For more shooters there's
Heretic/
Hexen, though I don't know how easy it would be to get them running. Or
Marathon, which I believe Bungie distributes for free, though I'm not sure if that's Mac-only or if they provide the PC version too (haven't checked the website in a while). Or
Shadowmaster, which I don't actually know how good it would still hold up because it's been years since I even saw the game.
Wing Commander was always pretty fun as an arcadey-space-dogfighting-sim.
Worms/
Worms 2 are humorous turn-based artillery games.
Star Trek: Starfleet Command/
Starfleet Command 3 were always pretty damn fun as a sort of light-management space-combat sim.
EDIT:
Betrayal at Krondor. Fantasy-RPG with a party-based system, nobody ever talks about it. So there you go.

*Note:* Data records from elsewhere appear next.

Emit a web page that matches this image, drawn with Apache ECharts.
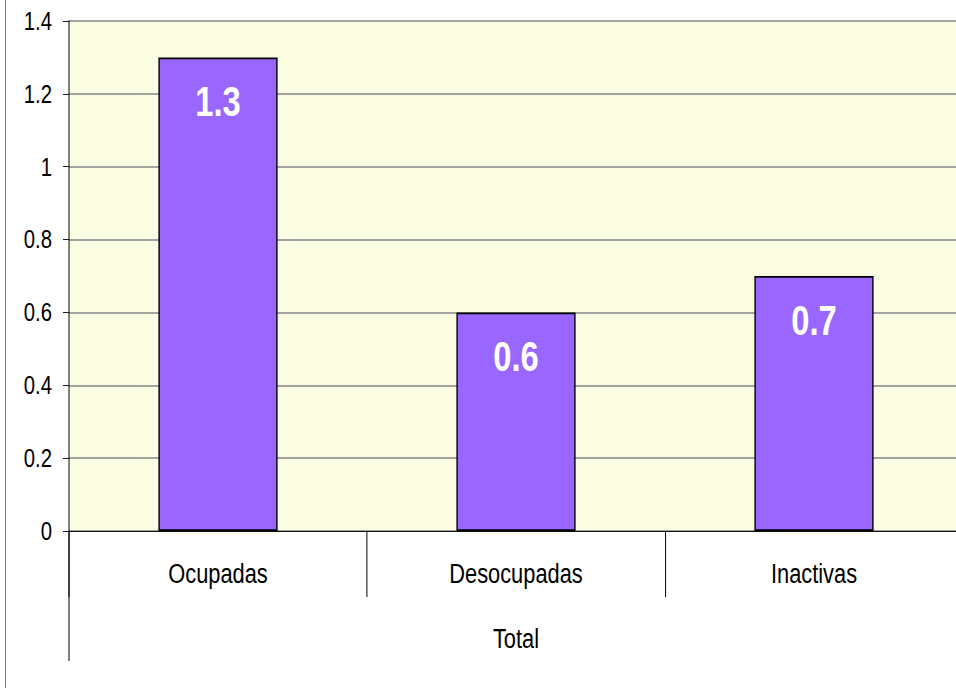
<!DOCTYPE html>
<html><head><meta charset="utf-8">
<script src="https://cdn.jsdelivr.net/npm/echarts@6/dist/echarts.min.js"></script>
<style>
html,body{margin:0;padding:0;background:#fff;overflow:hidden;width:956px;height:688px}
#c{width:1226px;height:688px;transform:scaleX(0.7798);transform-origin:0 0}
</style>
</head><body><div id="c"></div>
<script>
const categories = ['Ocupadas', 'Desocupadas', 'Inactivas'];
const groupLabels = ['Total'];
const values = [1.3, 0.6, 0.7];
const yTicks = {min: 0, max: 1.4, interval: 0.2};

const S = 0.7798; // horizontal compression of the whole drawing
const X = v => v / S;
const FONT = "'Liberation Sans',Arial,sans-serif";
const chart = echarts.init(document.getElementById('c'), null, {renderer: 'svg'});
chart.setOption({
  animation: false,
  backgroundColor: '#ffffff',
  graphic: [{type: 'line', shape: {x1: X(5.5), y1: 0, x2: X(5.5), y2: 688}, style: {stroke: '#808080', lineWidth: X(1)}}],
  grid: {left: X(69), width: X(894), top: 21, bottom: 157, outerBoundsMode: 'none',
    backgroundColor: '#FBFDE3', show: true, borderWidth: 0},
  xAxis: [{
    type: 'category', data: categories, position: 'bottom',
    axisLine: {lineStyle: {color: '#000', width: 1}},
    axisTick: {show: true, length: 66, interval: 0, lineStyle: {color: '#000', width: X(1)}},
    axisLabel: {margin: 28, fontFamily: FONT, fontSize: 28, color: '#000'},
    splitLine: {show: false}
  }, {
    type: 'category', data: groupLabels, position: 'bottom',
    axisLine: {show: false},
    axisTick: {show: true, length: 130, interval: 0, lineStyle: {color: '#000', width: X(1)}},
    axisLabel: {margin: 93, fontFamily: FONT, fontSize: 28, color: '#000'}
  }],
  yAxis: {
    type: 'value', min: yTicks.min, max: yTicks.max, interval: yTicks.interval,
    axisLine: {show: true, lineStyle: {color: '#000', width: X(1)}},
    axisTick: {show: true, length: X(6), lineStyle: {color: '#000', width: 1}},
    axisLabel: {margin: X(17), fontFamily: FONT, fontSize: 26, color: '#000',
      formatter: v => String(Math.round(v * 10) / 10)},
    splitLine: {show: true, lineStyle: {color: '#858585', width: 1.5}}
  },
  series: [{
    type: 'bar', data: values, xAxisIndex: 0, barWidth: '40%',
    itemStyle: {color: '#9966FF', borderColor: '#000', borderWidth: 1.8},
    label: {show: true, position: 'insideTop', distance: 23, color: '#fff',
      fontFamily: FONT, fontWeight: 'bold', fontSize: 42,
      formatter: p => String(p.value)}
  }]
});
</script></body></html>
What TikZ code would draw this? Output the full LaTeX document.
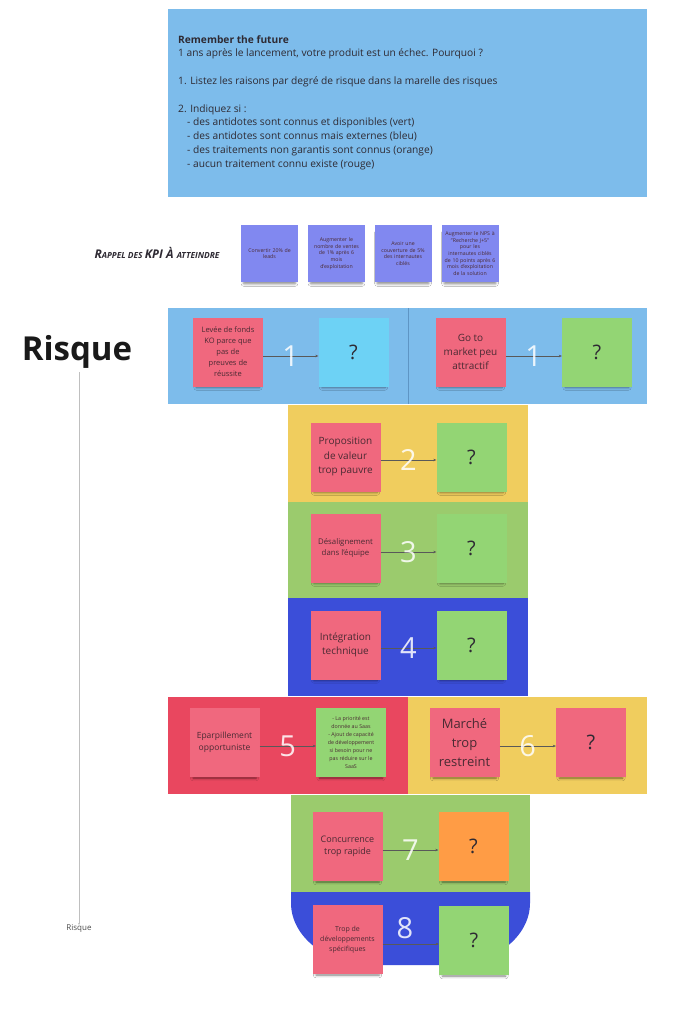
\documentclass[tikz,border=0pt]{standalone}
\usepackage{fontspec}
\setmainfont{Open Sans}
\usetikzlibrary{arrows.meta,shadows.blur}
\definecolor{lblue}{HTML}{7DBCEB}
\definecolor{divb}{HTML}{5E95C4}
\definecolor{yel}{HTML}{F0CD5E}
\definecolor{grnb}{HTML}{9BCB6D}
\definecolor{dblue}{HTML}{3B4ED9}
\definecolor{redb}{HTML}{E9475F}
\definecolor{reds}{HTML}{F0687E}
\definecolor{grns}{HTML}{93D574}
\definecolor{cyans}{HTML}{6DD2F5}
\definecolor{orgs}{HTML}{FF9C45}
\definecolor{kpis}{HTML}{8188F0}
\definecolor{txt}{HTML}{2E2A33}
\definecolor{stxt}{HTML}{4A2A33}
\newcommand\fs[2]{\fontsize{#1}{#2}\selectfont}
\tikzset{
  sticky/.style={minimum width=70pt, minimum height=69pt, inner sep=0pt, align=center,
    text=stxt, blur shadow={shadow xshift=0pt, shadow yshift=-5pt, shadow opacity=50, shadow scale=0.9, shadow blur radius=3pt}},
  kpi/.style={sticky, fill=kpis, minimum width=57pt, minimum height=57pt, text width=52pt, font=\fs{5.2}{6.6}},
  qmark/.style={sticky, font=\fs{20}{20}, text=txt},
  link/.style={draw=black!65, line width=0.4pt, -{Stealth[length=3pt,width=2.6pt]}},
  num/.style={font=\fs{29}{29}, text=white, text opacity=0.85, inner sep=0pt}
}
\begin{document}
\begin{tikzpicture}[x=1pt,y=-1pt]
\useasboundingbox[fill=white] (0,0) rectangle (690,1024);

% instruction box
\fill[lblue] (168,9) rectangle (647,197);
\node[anchor=north west, inner sep=0pt, align=left, text=txt, font=\fs{10.2}{13.8}] (intro) at (178,35)
 {\textbf{Remember the future}\\
  1 ans après le lancement, votre produit est un échec. Pourquoi ?\\[13.8pt]
  1. Listez les raisons par degré de risque dans la marelle des risques\\[13.8pt]
  2. Indiquez si :\\
  \hspace*{9pt}- des antidotes sont connus et disponibles (vert)\\
  \hspace*{9pt}- des antidotes sont connus mais externes (bleu)\\
  \hspace*{9pt}- des traitements non garantis sont connus (orange)\\
  \hspace*{9pt}- aucun traitement connu existe (rouge)};

% KPI row
\node[text=txt, inner sep=0pt] (kpilabel) at (157,253)
 {\bfseries\itshape{\fs{12}{12}R}{\fs{8.4}{12}APPEL DES }{\fs{12}{12}KPI À }{\fs{8.4}{12}ATTEINDRE}};
\node[kpi] (k1) at (269.5,253.5) {Convertir 20\% de\\leads\\[6pt]};
\node[kpi] (k2) at (336.5,253.5) {Augmenter le\\nombre de ventes\\de 1\% après 6\\mois\\d'exploitation\\[6pt]};
\node[kpi] (k3) at (403,253.5) {Avoir une\\couverture de 5\%\\des internautes\\ciblés\\[6pt]};
\node[kpi] (k4) at (470,253.5) {Augmenter le NPS à\\"Recherche J+5"\\pour les\\internautes ciblés\\de 10 points après 6\\mois d'exploitation\\de la solution\\[6pt]};

% axis
\node[font=\bfseries\fs{33}{33}, text=black!90, inner sep=0pt] (risk) at (77,352) {Risque};
\node[font=\fs{8}{8}, text=black!70, inner sep=0pt] (risklow) at (79,929) {Risque};
\draw[draw=black!25, line width=0.6pt, -{Stealth[length=2pt,width=2pt]}] (79,372) -- (risklow.north);

% bands
\fill[lblue] (168,308) rectangle (647,404);
\draw[divb, line width=0.7pt] (408,308) -- (408,404);
\fill[yel] (288,405) rectangle (528,502);
\fill[grnb] (288,502) rectangle (528,598);
\fill[dblue] (288,598) rectangle (528,696);
\fill[redb] (168,697) rectangle (408,794);
\fill[yel] (408,697) rectangle (647,794);
\fill[grnb] (291,795) rectangle (530,892);
\fill[dblue] (291,892) -- (291,903) .. controls (291,937) and (327,965) .. (371,965)
  -- (450,965) .. controls (494,965) and (530,937) .. (530,903) -- (530,892) -- cycle;

% row 1 left
\node[sticky, fill=reds, font=\fs{7.5}{11}] (r1a) at (228,352) {Levée de fonds\\KO parce que\\pas de\\preuves de\\réussite};
\node[qmark, fill=cyans] (q1a) at (353.5,352) {?};
\draw[link] ([yshift=-4pt]r1a.east) -- node[num] {1} ([yshift=-4pt]q1a.west);
% row 1 right
\node[sticky, fill=reds, font=\fs{10}{14}] (r1b) at (470.5,352) {Go to\\market peu\\attractif};
\node[qmark, fill=grns] (q1b) at (597,352) {?};
\draw[link] ([yshift=-4pt]r1b.east) -- node[num] {1} ([yshift=-4pt]q1b.west);
% row 2
\node[sticky, fill=reds, font=\fs{10}{14.5}] (r2) at (345.5,457) {Proposition\\de valeur\\trop pauvre};
\node[qmark, fill=grns] (q2) at (471.5,457) {?};
\draw[link] ([yshift=-3pt]r2.east) -- node[num] {2} ([yshift=-3pt]q2.west);
% row 3
\node[sticky, fill=reds, font=\fs{7.8}{11.5}] (r3) at (345.5,548) {Désalignement\\dans l'équipe};
\node[qmark, fill=grns] (q3) at (471.5,548) {?};
\draw[link] ([yshift=-4pt]r3.east) -- node[num] {3} ([yshift=-4pt]q3.west);
% row 4
\node[sticky, fill=reds, font=\fs{10}{14.5}] (r4) at (345.5,645) {Intégration\\technique};
\node[qmark, fill=grns] (q4) at (471.5,645) {?};
\draw[link] ([yshift=-3pt]r4.east) -- node[num] {4} ([yshift=-3pt]q4.west);
% row 5
\node[sticky, fill=reds, font=\fs{8.5}{12}] (r5) at (224.5,742.5) {Eparpillement\\opportuniste};
\node[sticky, fill=grns, font=\fs{5.3}{8}] (q5) at (351,742.5) {- La priorité est\\donnée au Saas\\- Ajout de capacité\\de développement\\si besoin pour ne\\pas réduire sur le\\SaaS};
\draw[link] ([yshift=-3.5pt]r5.east) -- node[num] {5} ([yshift=-3.5pt]q5.west);
% row 6
\node[sticky, fill=reds, font=\fs{13}{19}] (r6) at (464.5,742.5) {Marché\\trop\\restreint};
\node[qmark, fill=reds] (q6) at (591,742.5) {?};
\draw[link] ([yshift=-3.5pt]r6.east) -- node[num] {6} ([yshift=-3.5pt]q6.west);
% row 7
\node[sticky, fill=reds, font=\fs{9}{12}] (r7) at (347.5,846.5) {Concurrence\\trop rapide};
\node[qmark, fill=orgs] (q7) at (473.5,846.5) {?};
\draw[link] ([yshift=-3.5pt]r7.east) -- node[num] {7} ([yshift=-3.5pt]q7.west);
% row 8
\node[sticky, fill=reds, font=\fs{7}{10}] (r8) at (347.5,939.5) {Trop de\\développements\\spécifiques};
\node[qmark, fill=grns] (q8) at (474,940.5) {?};
\draw[link] ([yshift=-4.5pt]r8.east) -- ([yshift=-3.5pt]q8.west);
\node[num] (n8) at (405,928) {8};
\end{tikzpicture}
\end{document}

And then there's always a bunch of point-and-click adventure games, which I can't name because my little six-year-old mind would always get pissed off by the ridiculous adventure-game-logic those people used in creating the games. And I never really had any.
I mean, some of those titles might be pretty old and people currently in high school would've never heard of them, but generally anybody who was into gaming in the 90's knew what they were so I don't know whether they qualify or not. And besides, most of the titles that a lot of people
didn't know back then were absolutely terrible.